*BRIEF*.
Go through the material and pull out every line with the string "source" in it.

*EXERCISE INPUT*.
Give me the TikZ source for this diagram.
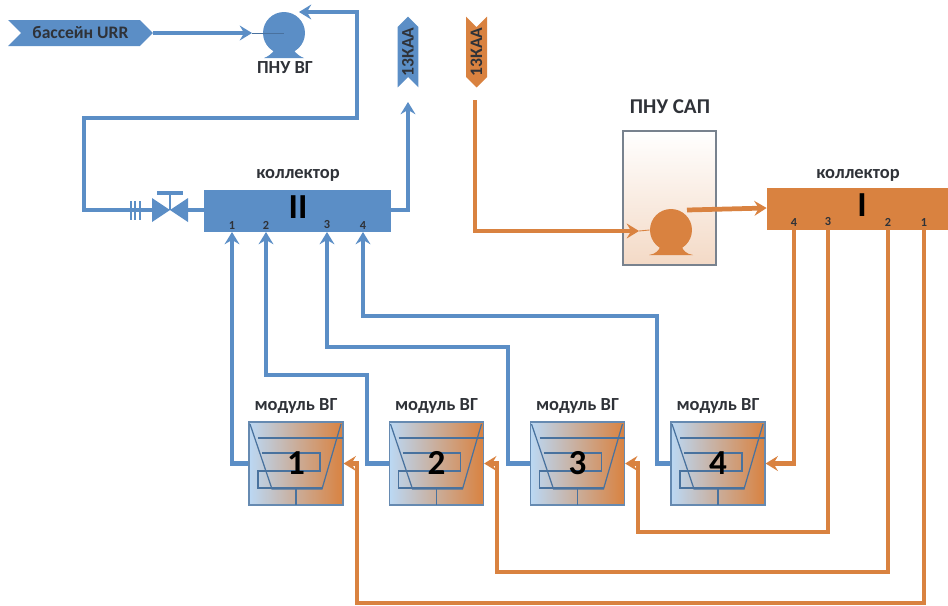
\documentclass[tikz,border=0pt]{standalone}
\usepackage{fontspec}
\setmainfont{Carlito}
\usetikzlibrary{arrows.meta,shapes.symbols}
\definecolor{pipeblue}{HTML}{5B8EC6}
\definecolor{pipeorange}{HTML}{D98240}
\definecolor{moduleblue}{HTML}{BBD8F4}
\definecolor{moduletan}{HTML}{C8A78C}
\definecolor{labelgray}{HTML}{2F3238}
\begin{document}
\begin{tikzpicture}[x=0.02cm, y=-0.02cm,
    caption/.style={font=\bfseries\fontsize{10.5}{12}\selectfont, text=labelgray, inner sep=0pt},
    pipeB/.style={draw=pipeblue, line width=2.7pt},
    pipeO/.style={draw=pipeorange, line width=2.7pt},
    tipped/.style={-{Stealth[length=7pt, width=8.5pt, inset=2.5pt]}},
    collector/.style={minimum width=187*0.02cm, minimum height=42*0.02cm, inner sep=0pt},
    roman/.style={font=\bfseries\fontsize{20}{20}\selectfont, text=black, inner sep=0pt},
    port/.style={font=\bfseries\fontsize{7}{8}\selectfont, text=labelgray, inner sep=1.5pt, anchor=south},
    pumpbody/.style={circle, minimum size=0.84cm, inner sep=0pt},
    tagsignal/.style={signal, signal pointer angle=90, inner sep=0pt, text=labelgray},
    tagwide/.style={font=\bfseries\fontsize{10}{11}\selectfont},
    tagtall/.style={font=\bfseries\fontsize{10}{11}\selectfont, rotate=90, minimum width=1.42cm, minimum height=0.42cm},
    module/.style={draw=pipeblue!70!gray, line width=0.7pt, left color=moduleblue, middle color=moduletan, right color=pipeorange, minimum width=1.88cm, minimum height=1.66cm, inner sep=0pt},
    digit/.style={font=\bfseries\fontsize{20}{20}\selectfont, text=black, inner sep=0pt},
    coil/.style={draw=pipeblue!80!black, line width=0.7pt}
  ]
    \useasboundingbox (0,0) rectangle (948,606);

    % --- Vetv' VG ---
    \node[tagsignal, tagwide, fill=pipeblue, signal to=east, signal from=west, minimum width=2.9cm, minimum height=26*0.02cm] (bassein) at (80.5,33) {бассейн URR};
    \node[pumpbody, fill=pipeblue] (pumpVG) at (284,33) {};
    \fill[pipeblue] (264,58) .. controls (272,55) and (274,50) .. (276,48) -- (292,48) .. controls (294,50) and (296,55) .. (304,58) -- cycle;
    \node[caption] (capVG) at (285,68) {ПНУ ВГ};
    \coordinate (inVG) at (252,33);
    \coordinate (topVG) at (299,12);
    \draw[pipeB, tipped] (bassein.east) -- (inVG);
    \draw[pipeblue!80!black, line width=0.5pt] (inVG) -- (pumpVG.center);

    \node[tagsignal, tagtall, fill=pipeblue, signal to=east, signal from=west] (kaaOut) at (408,52) {13КАА};
    \node[tagsignal, tagtall, fill=pipeorange, signal to=west, signal from=east] (kaaIn) at (476.5,52) {13КАА};

    % Kollektor II
    \node[collector, fill=pipeblue] (collB) at (297.5,211) {};
    \node[roman] (romanB) at (298,207) {II};
    \node[caption] (capB) at (298,175) {коллектор};
    \node[port] (pB1) at (232,232) {1};
    \node[port] (pB2) at (266,232) {2};
    \node[port] (pB3) at (327,232) {3};
    \node[port] (pB4) at (363,232) {4};

    % Zadvizhka i flanec
    \node[minimum width=36*0.02cm, minimum height=24*0.02cm, inner sep=0pt] (valveVG) at (170,210) {};
    \fill[pipeblue] (152,198) -- (188,222) -- (188,198) -- (152,222) -- cycle;
    \draw[pipeblue, line width=1.6pt] (170,210) -- (170,193);
    \draw[pipeblue, line width=2.2pt] (157,193) -- (183,193);
    \coordinate (turnA) at (357,12);
    \coordinate (turnB) at (357,118);
    \coordinate (turnC) at (84,118);
    \coordinate (turnD) at (84,210);
    \draw[pipeB, tipped] (valveVG.west) -- (turnD) -- (turnC) -- (turnB) -- (turnA) -- (topVG);
    \draw[pipeB] (collB.west |- valveVG) -- (valveVG.east);
    \draw[pipeblue, line width=1.4pt] (131,201) -- (131,220) (135,201) -- (135,220) (140,201) -- (140,220);
    \coordinate (outB) at (collB.east |- valveVG);
    \coordinate (tipKaa) at (408,102);
    \draw[pipeB, tipped] (outB) -| (tipKaa);

    % --- Vetv' SAP ---
    \node[draw=gray!80!pipeblue, line width=0.8pt, top color=white, bottom color=pipeorange!30, minimum width=93*0.02cm, minimum height=134*0.02cm, inner sep=0pt] (boxSAP) at (669.5,198) {};
    \node[caption, font=\bfseries\fontsize{12}{14}\selectfont] (capSAP) at (670,107) {ПНУ САП};
    \node[pumpbody, fill=pipeorange] (pumpSAP) at (671,230) {};
    \fill[pipeorange] (649,255) .. controls (656,254) and (659,250) .. (660,247) -- (682,247) .. controls (683,250) and (686,254) .. (693,255) -- cycle;
    \coordinate (startO) at (475,100);
    \coordinate (turnE) at (475,231);
    \coordinate (inSAP) at (639,231);
    \draw[pipeO, tipped] (startO) -- (turnE) -- (inSAP);
    \draw[pipeorange, line width=0.5pt] (inSAP) -- (pumpSAP.west);

    % Kollektor I
    \node[collector, fill=pipeorange, minimum width=181*0.02cm] (collO) at (857.5,208.5) {};
    \node[roman] (romanO) at (862,205) {I};
    \node[caption] (capO) at (858,175) {коллектор};
    \node[port] (pO4) at (794,229) {4};
    \node[port] (pO3) at (828,229) {3};
    \node[port] (pO2) at (888,229) {2};
    \node[port] (pO1) at (924,229) {1};
    \coordinate (outSAP) at (687,210);
    \coordinate (inO) at (collO.west |- 0,208);
    \draw[pipeO, tipped] (outSAP) -- (inO);

    % --- Moduli VG ---
    \foreach \name/\px/\num in {modA/296/1, modB/436.5/2, modC/577.5/3, modD/718/4}{
      \node[module] (\name) at (\px,463.5) {};
      \begin{scope}[shift={(\px-296,0)}]
        \draw[coil] (250,424) -- (272,489) -- (322,489) -- (341,424);
        \draw[coil] (258,438) -- (343,438);
        \draw[coil] (262,453) -- (320,453) -- (320,471) -- (258,471) -- (258,488) -- (322,488);
        \draw[coil] (296,489) -- (296,505);
      \end{scope}
      \node[digit] (\name num) at (\px,463) {\num};
      \node[caption] (\name cap) at (\px,406) {модуль ВГ};
    }

    % Vozvrat v kollektor II
    \coordinate (busB) at (367,375);
    \coordinate (busC) at (508,347);
    \coordinate (busD) at (657,316);
    \draw[pipeB, tipped] (modA.west) -| (pB1.south);
    \draw[pipeB, tipped] (modB.west) -| (busB) -| (pB2.south);
    \draw[pipeB, tipped] (modC.west) -| (busC) -| (pB3.south);
    \draw[pipeB, tipped] (modD.west) -| (busD) -| (pB4.south);

    % Podacha ot kollektora I
    \coordinate (busO3) at (638,532);
    \coordinate (busO2) at (497,572);
    \coordinate (busO1) at (357,603);
    \draw[pipeO, tipped] (pO4.south) |- (modD.east);
    \draw[pipeO, tipped] (pO3.south) |- (busO3) |- (modC.east);
    \draw[pipeO, tipped] (pO2.south) |- (busO2) |- (modB.east);
    \draw[pipeO, tipped] (pO1.south) |- (busO1) |- (modA.east);
  \end{tikzpicture}
\end{document}
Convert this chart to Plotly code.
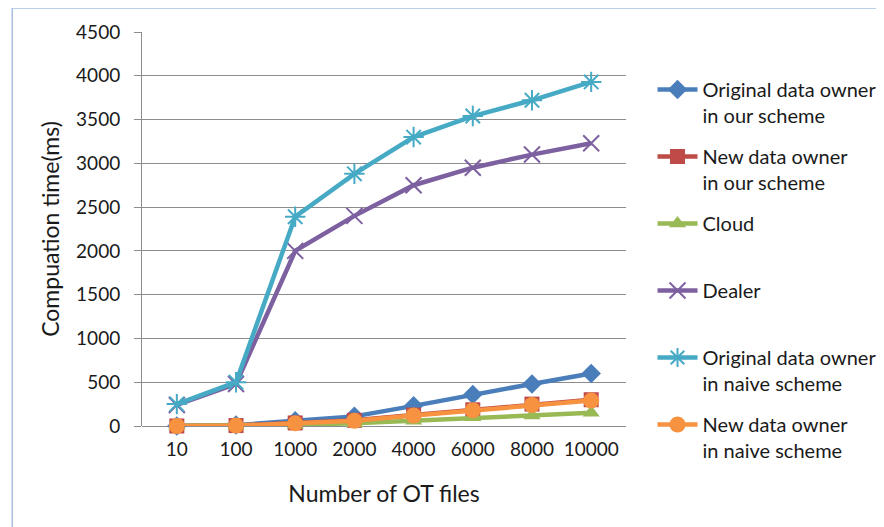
import plotly.graph_objects as go

categories = ["10", "100", "1000", "2000", "4000", "6000", "8000", "10000"]
orig_our = [0, 10, 60, 110, 230, 360, 480, 600]
new_our = [0, 5, 35, 65, 125, 185, 250, 300]
cloud = [0, 2, 15, 30, 60, 100, 120, 150]
dealer = [240, 480, 2000, 2400, 2750, 2950, 3100, 3230]
orig_naive = [250, 500, 2390, 2880, 3300, 3540, 3720, 3930]
new_naive = [0, 5, 30, 60, 120, 180, 240, 290]

series = [
    ("Original data owner<br>in our scheme", orig_our, "#4A7EBB", "diamond", 15, None),
    ("New data owner<br>in our scheme", new_our, "#BE4B48", "square", 15, None),
    ("Cloud<br> ", cloud, "#98B954", "triangle-up", 15, None),
    ("Dealer<br> ", dealer, "#7D60A0", "x-thin", 16, 2),
    ("Original data owner<br>in naive scheme", orig_naive, "#46AAC5", "asterisk", 17, 2),
    ("New data owner<br>in naive scheme", new_naive, "#F69240", "circle", 16, None),
]

fig = go.Figure()
for i, (name, vals, color, sym, size, lw) in enumerate(series):
    marker = dict(symbol=sym, size=size, color=color)
    if lw:
        marker["line"] = dict(color=color, width=lw)
    fig.add_trace(go.Scatter(
        x=categories, y=vals, name=name, mode="lines+markers",
        line=dict(color=color, width=4.5), marker=marker, legendgroup=f"g{i}",
        cliponaxis=False,
    ))

font = "Lato, 'Open Sans', sans-serif"
# page body has an 8px margin; plot area target on screen: x 142-627, y 32-426
L, T, W, H = 134, 24, 485, 394
fig.update_layout(
    width=884, height=527,
    margin=dict(l=L, r=884 - L - W, t=T, b=527 - T - H),
    paper_bgcolor="white", plot_bgcolor="white",
    font=dict(family=font, size=19, color="#1a1a1a"),
    showlegend=True,
    legend=dict(
        x=1.0526, y=0.9036, xanchor="left", yanchor="top",
        valign="top", tracegroupgap=12,
        font=dict(size=20), bgcolor="rgba(0,0,0,0)",
        itemwidth=40,
    ),
    xaxis=dict(
        type="category", showgrid=False, showline=False, zeroline=False,
        ticks="", ticklabelstandoff=10,
        title=dict(text="Number of OT files", font=dict(size=23), standoff=26),
    ),
    yaxis=dict(
        range=[0, 4500], dtick=500, showgrid=True, gridcolor="#8C8C8C",
        gridwidth=1, showline=True, linecolor="#8C8C8C", linewidth=1,
        ticks="outside", ticklen=7, tickcolor="#8C8C8C", ticklabelstandoff=10,
        zeroline=True, zerolinecolor="#8C8C8C", zerolinewidth=1,
        title=dict(text="Compuation time(ms)", font=dict(size=23), standoff=10),
    ),
    shapes=[dict(
        type="rect", xref="paper", yref="paper",
        x0=(4 - L) / W, x1=(900 - L) / W,
        y0=(T + H - 540) / H, y1=(T + H - 0) / H,
        line=dict(color="#A7C0DE", width=1.5), fillcolor="rgba(0,0,0,0)", layer="below",
    )],
)

fig.write_html("out.html")
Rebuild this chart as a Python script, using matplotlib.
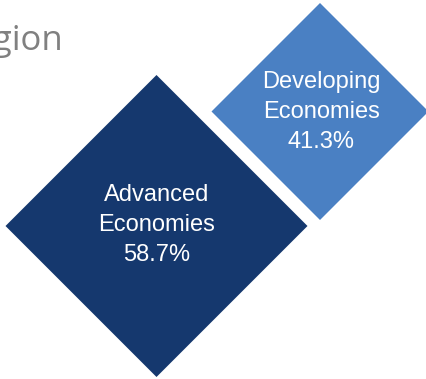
import matplotlib
matplotlib.use("Agg")
import matplotlib.pyplot as plt
from matplotlib.patches import Polygon

# share of world total by economy group
groups = ["Advanced\nEconomies", "Developing\nEconomies"]
shares = [58.7, 41.3]

# diamond layout in pixel units: centre x, centre y, half diagonal
centres = [(156.5, 226.0), (320.0, 111.5)]
half_diag = [151.0, 108.5]
label_pos = [(157.0, 225.0), (321.5, 112.0)]
colours = ["#15386e", "#4a80c3"]

fig = plt.figure(figsize=(4.27, 3.79), dpi=100)
ax = fig.add_axes([0, 0, 1, 1])
ax.set_xlim(0, 427)
ax.set_ylim(379, 0)
ax.axis("off")

for name, share, (cx, cy), h, (lx, ly), col in zip(groups, shares, centres,
                                                   half_diag, label_pos, colours):
    pts = [(cx, cy - h), (cx + h, cy), (cx, cy + h), (cx - h, cy)]
    ax.add_patch(Polygon(pts, closed=True, facecolor=col, edgecolor="none"))
    ax.text(lx, ly, f"{name}\n{share:.1f}%", ha="center", va="center",
            color="white", fontsize=17, family="Liberation Sans",
            linespacing=1.45)

# heading runs off the left edge
ax.text(63, 50, "Region", ha="right", va="baseline", color="#808080",
        fontsize=25, family="Open Sans")

fig.savefig("out.png", dpi=100)
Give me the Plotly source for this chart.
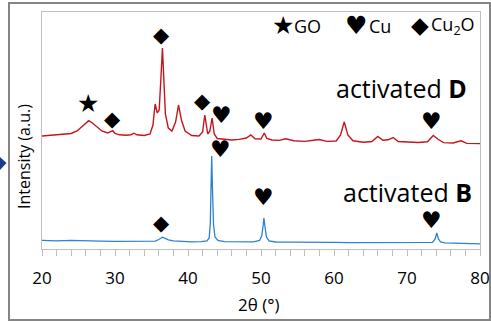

*EXERCISE RESULT*.
Give me the TikZ source for this diagram.
Give me the Plotly source for this chart.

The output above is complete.